- Work required
Quote each line of the material verbatim, without the pictures.

[BEGIN]

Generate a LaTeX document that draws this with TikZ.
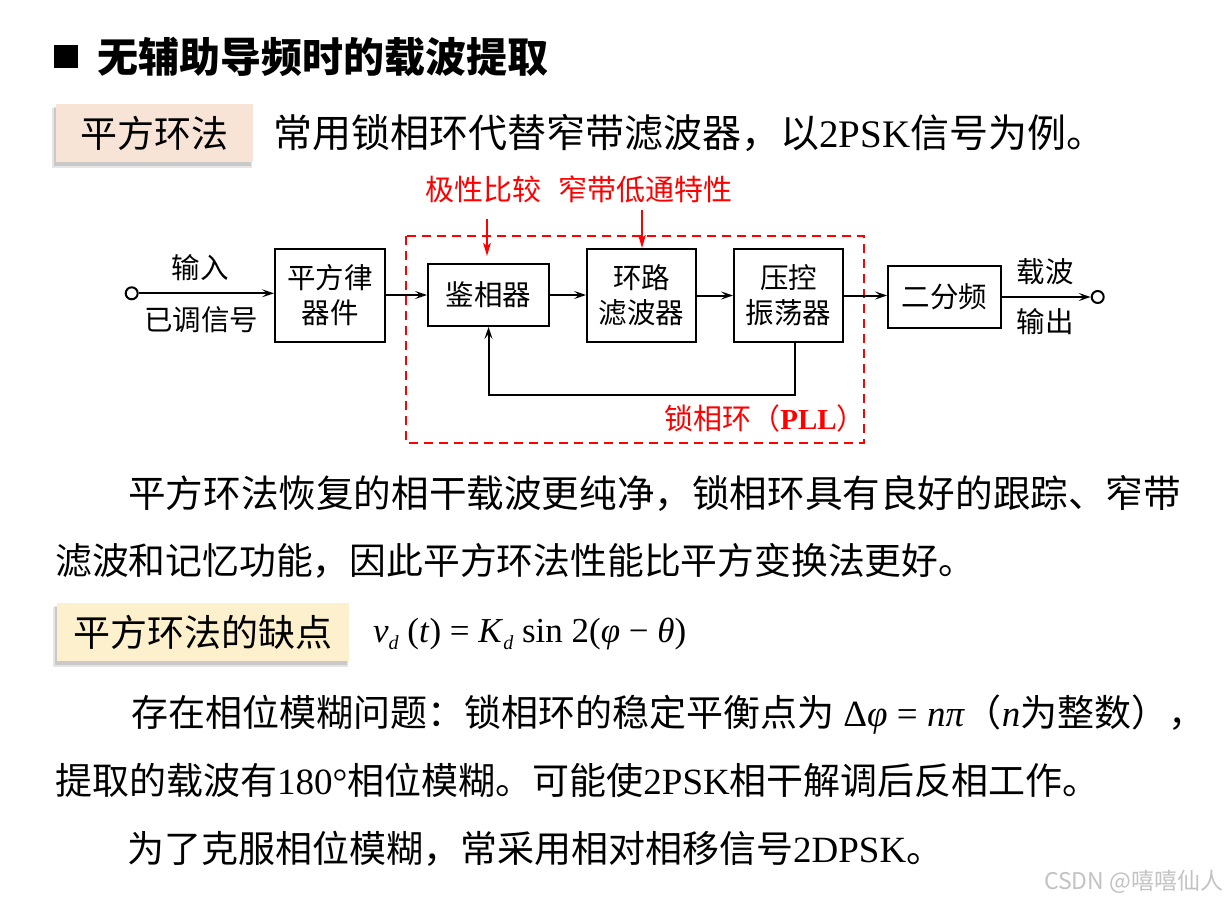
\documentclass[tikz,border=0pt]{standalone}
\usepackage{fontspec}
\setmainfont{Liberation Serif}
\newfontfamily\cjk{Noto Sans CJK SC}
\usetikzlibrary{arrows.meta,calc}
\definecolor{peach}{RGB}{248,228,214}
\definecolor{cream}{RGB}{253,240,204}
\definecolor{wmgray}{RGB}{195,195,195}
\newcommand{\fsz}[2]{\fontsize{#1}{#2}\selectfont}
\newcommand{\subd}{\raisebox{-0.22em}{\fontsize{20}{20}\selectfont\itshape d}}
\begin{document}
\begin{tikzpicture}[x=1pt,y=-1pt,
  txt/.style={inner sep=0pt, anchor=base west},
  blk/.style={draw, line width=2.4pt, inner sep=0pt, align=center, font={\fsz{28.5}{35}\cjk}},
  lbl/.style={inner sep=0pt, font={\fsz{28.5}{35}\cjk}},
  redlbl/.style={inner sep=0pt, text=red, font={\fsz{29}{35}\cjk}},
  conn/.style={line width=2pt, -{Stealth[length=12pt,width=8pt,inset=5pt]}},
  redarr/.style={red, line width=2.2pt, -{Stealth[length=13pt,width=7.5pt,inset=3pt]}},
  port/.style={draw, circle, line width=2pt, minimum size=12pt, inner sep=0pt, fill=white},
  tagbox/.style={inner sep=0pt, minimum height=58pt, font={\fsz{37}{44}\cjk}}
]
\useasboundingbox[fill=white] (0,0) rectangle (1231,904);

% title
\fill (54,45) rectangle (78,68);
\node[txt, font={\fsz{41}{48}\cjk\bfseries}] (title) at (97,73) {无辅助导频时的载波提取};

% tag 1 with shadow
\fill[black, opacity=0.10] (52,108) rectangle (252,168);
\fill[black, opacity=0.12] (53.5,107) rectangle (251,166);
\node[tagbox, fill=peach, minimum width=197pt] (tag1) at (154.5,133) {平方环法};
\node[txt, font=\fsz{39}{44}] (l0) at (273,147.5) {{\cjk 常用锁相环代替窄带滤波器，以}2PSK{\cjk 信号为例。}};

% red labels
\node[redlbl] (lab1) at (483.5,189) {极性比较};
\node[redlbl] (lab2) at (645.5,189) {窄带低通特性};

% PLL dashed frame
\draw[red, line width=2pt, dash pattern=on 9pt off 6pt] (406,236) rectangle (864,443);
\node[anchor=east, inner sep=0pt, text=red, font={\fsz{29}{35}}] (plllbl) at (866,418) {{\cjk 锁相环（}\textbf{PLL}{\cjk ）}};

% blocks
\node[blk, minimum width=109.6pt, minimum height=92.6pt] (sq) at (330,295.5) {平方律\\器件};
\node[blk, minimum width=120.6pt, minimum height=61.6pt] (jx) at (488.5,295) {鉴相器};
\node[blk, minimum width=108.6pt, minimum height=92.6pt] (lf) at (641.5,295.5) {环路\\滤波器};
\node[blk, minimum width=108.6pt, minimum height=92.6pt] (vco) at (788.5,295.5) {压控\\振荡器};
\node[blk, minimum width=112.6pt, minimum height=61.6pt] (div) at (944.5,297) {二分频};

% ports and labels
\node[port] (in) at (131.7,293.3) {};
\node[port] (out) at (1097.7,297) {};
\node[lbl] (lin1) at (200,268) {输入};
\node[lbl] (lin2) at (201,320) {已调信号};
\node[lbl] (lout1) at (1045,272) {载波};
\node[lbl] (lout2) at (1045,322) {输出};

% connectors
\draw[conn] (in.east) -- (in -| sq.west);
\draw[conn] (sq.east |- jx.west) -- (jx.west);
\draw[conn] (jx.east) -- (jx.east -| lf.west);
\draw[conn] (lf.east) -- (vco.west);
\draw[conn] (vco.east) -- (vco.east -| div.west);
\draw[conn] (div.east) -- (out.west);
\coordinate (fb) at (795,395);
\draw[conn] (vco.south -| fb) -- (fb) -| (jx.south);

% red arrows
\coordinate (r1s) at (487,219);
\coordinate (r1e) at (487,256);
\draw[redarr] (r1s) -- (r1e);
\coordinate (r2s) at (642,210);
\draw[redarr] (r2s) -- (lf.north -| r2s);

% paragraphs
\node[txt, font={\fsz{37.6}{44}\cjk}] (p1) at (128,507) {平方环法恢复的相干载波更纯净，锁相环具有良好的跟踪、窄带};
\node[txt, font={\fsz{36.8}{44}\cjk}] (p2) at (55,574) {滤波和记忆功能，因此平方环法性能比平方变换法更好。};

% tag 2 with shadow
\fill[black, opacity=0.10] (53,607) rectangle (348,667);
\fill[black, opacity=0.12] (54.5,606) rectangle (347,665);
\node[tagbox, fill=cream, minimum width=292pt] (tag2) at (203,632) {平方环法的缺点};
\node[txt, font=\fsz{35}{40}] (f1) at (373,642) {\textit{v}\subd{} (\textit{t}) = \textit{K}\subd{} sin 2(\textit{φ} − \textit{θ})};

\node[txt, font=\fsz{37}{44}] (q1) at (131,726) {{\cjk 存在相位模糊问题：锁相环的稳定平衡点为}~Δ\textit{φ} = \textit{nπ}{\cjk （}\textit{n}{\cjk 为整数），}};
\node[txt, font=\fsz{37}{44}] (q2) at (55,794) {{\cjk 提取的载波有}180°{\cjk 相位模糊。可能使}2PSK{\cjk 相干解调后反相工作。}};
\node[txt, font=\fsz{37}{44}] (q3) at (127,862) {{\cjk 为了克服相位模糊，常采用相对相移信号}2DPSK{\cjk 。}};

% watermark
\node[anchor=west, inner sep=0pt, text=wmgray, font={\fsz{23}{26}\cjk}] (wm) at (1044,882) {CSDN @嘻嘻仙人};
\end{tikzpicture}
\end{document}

[END]

- Written answer
Generate a LaTeX document that draws this with TikZ.
\documentclass[tikz,border=0pt]{standalone}
\usepackage{fontspec}
\setmainfont{Liberation Serif}
\newfontfamily\cjk{Noto Sans CJK SC}
\usetikzlibrary{arrows.meta,calc}
\definecolor{peach}{RGB}{248,228,214}
\definecolor{cream}{RGB}{253,240,204}
\definecolor{wmgray}{RGB}{195,195,195}
\newcommand{\fsz}[2]{\fontsize{#1}{#2}\selectfont}
\newcommand{\subd}{\raisebox{-0.22em}{\fontsize{20}{20}\selectfont\itshape d}}
\begin{document}
\begin{tikzpicture}[x=1pt,y=-1pt,
  txt/.style={inner sep=0pt, anchor=base west},
  blk/.style={draw, line width=2.4pt, inner sep=0pt, align=center, font={\fsz{28.5}{35}\cjk}},
  lbl/.style={inner sep=0pt, font={\fsz{28.5}{35}\cjk}},
  redlbl/.style={inner sep=0pt, text=red, font={\fsz{29}{35}\cjk}},
  conn/.style={line width=2pt, -{Stealth[length=12pt,width=8pt,inset=5pt]}},
  redarr/.style={red, line width=2.2pt, -{Stealth[length=13pt,width=7.5pt,inset=3pt]}},
  port/.style={draw, circle, line width=2pt, minimum size=12pt, inner sep=0pt, fill=white},
  tagbox/.style={inner sep=0pt, minimum height=58pt, font={\fsz{37}{44}\cjk}}
]
\useasboundingbox[fill=white] (0,0) rectangle (1231,904);

% title
\fill (54,45) rectangle (78,68);
\node[txt, font={\fsz{41}{48}\cjk\bfseries}] (title) at (97,73) {无辅助导频时的载波提取};

% tag 1 with shadow
\fill[black, opacity=0.10] (52,108) rectangle (252,168);
\fill[black, opacity=0.12] (53.5,107) rectangle (251,166);
\node[tagbox, fill=peach, minimum width=197pt] (tag1) at (154.5,133) {平方环法};
\node[txt, font=\fsz{39}{44}] (l0) at (273,147.5) {{\cjk 常用锁相环代替窄带滤波器，以}2PSK{\cjk 信号为例。}};

% red labels
\node[redlbl] (lab1) at (483.5,189) {极性比较};
\node[redlbl] (lab2) at (645.5,189) {窄带低通特性};

% PLL dashed frame
\draw[red, line width=2pt, dash pattern=on 9pt off 6pt] (406,236) rectangle (864,443);
\node[anchor=east, inner sep=0pt, text=red, font={\fsz{29}{35}}] (plllbl) at (866,418) {{\cjk 锁相环（}\textbf{PLL}{\cjk ）}};

% blocks
\node[blk, minimum width=109.6pt, minimum height=92.6pt] (sq) at (330,295.5) {平方律\\器件};
\node[blk, minimum width=120.6pt, minimum height=61.6pt] (jx) at (488.5,295) {鉴相器};
\node[blk, minimum width=108.6pt, minimum height=92.6pt] (lf) at (641.5,295.5) {环路\\滤波器};
\node[blk, minimum width=108.6pt, minimum height=92.6pt] (vco) at (788.5,295.5) {压控\\振荡器};
\node[blk, minimum width=112.6pt, minimum height=61.6pt] (div) at (944.5,297) {二分频};

% ports and labels
\node[port] (in) at (131.7,293.3) {};
\node[port] (out) at (1097.7,297) {};
\node[lbl] (lin1) at (200,268) {输入};
\node[lbl] (lin2) at (201,320) {已调信号};
\node[lbl] (lout1) at (1045,272) {载波};
\node[lbl] (lout2) at (1045,322) {输出};

% connectors
\draw[conn] (in.east) -- (in -| sq.west);
\draw[conn] (sq.east |- jx.west) -- (jx.west);
\draw[conn] (jx.east) -- (jx.east -| lf.west);
\draw[conn] (lf.east) -- (vco.west);
\draw[conn] (vco.east) -- (vco.east -| div.west);
\draw[conn] (div.east) -- (out.west);
\coordinate (fb) at (795,395);
\draw[conn] (vco.south -| fb) -- (fb) -| (jx.south);

% red arrows
\coordinate (r1s) at (487,219);
\coordinate (r1e) at (487,256);
\draw[redarr] (r1s) -- (r1e);
\coordinate (r2s) at (642,210);
\draw[redarr] (r2s) -- (lf.north -| r2s);

% paragraphs
\node[txt, font={\fsz{37.6}{44}\cjk}] (p1) at (128,507) {平方环法恢复的相干载波更纯净，锁相环具有良好的跟踪、窄带};
\node[txt, font={\fsz{36.8}{44}\cjk}] (p2) at (55,574) {滤波和记忆功能，因此平方环法性能比平方变换法更好。};

% tag 2 with shadow
\fill[black, opacity=0.10] (53,607) rectangle (348,667);
\fill[black, opacity=0.12] (54.5,606) rectangle (347,665);
\node[tagbox, fill=cream, minimum width=292pt] (tag2) at (203,632) {平方环法的缺点};
\node[txt, font=\fsz{35}{40}] (f1) at (373,642) {\textit{v}\subd{} (\textit{t}) = \textit{K}\subd{} sin 2(\textit{φ} − \textit{θ})};

\node[txt, font=\fsz{37}{44}] (q1) at (131,726) {{\cjk 存在相位模糊问题：锁相环的稳定平衡点为}~Δ\textit{φ} = \textit{nπ}{\cjk （}\textit{n}{\cjk 为整数），}};
\node[txt, font=\fsz{37}{44}] (q2) at (55,794) {{\cjk 提取的载波有}180°{\cjk 相位模糊。可能使}2PSK{\cjk 相干解调后反相工作。}};
\node[txt, font=\fsz{37}{44}] (q3) at (127,862) {{\cjk 为了克服相位模糊，常采用相对相移信号}2DPSK{\cjk 。}};

% watermark
\node[anchor=west, inner sep=0pt, text=wmgray, font={\fsz{23}{26}\cjk}] (wm) at (1044,882) {CSDN @嘻嘻仙人};
\end{tikzpicture}
\end{document}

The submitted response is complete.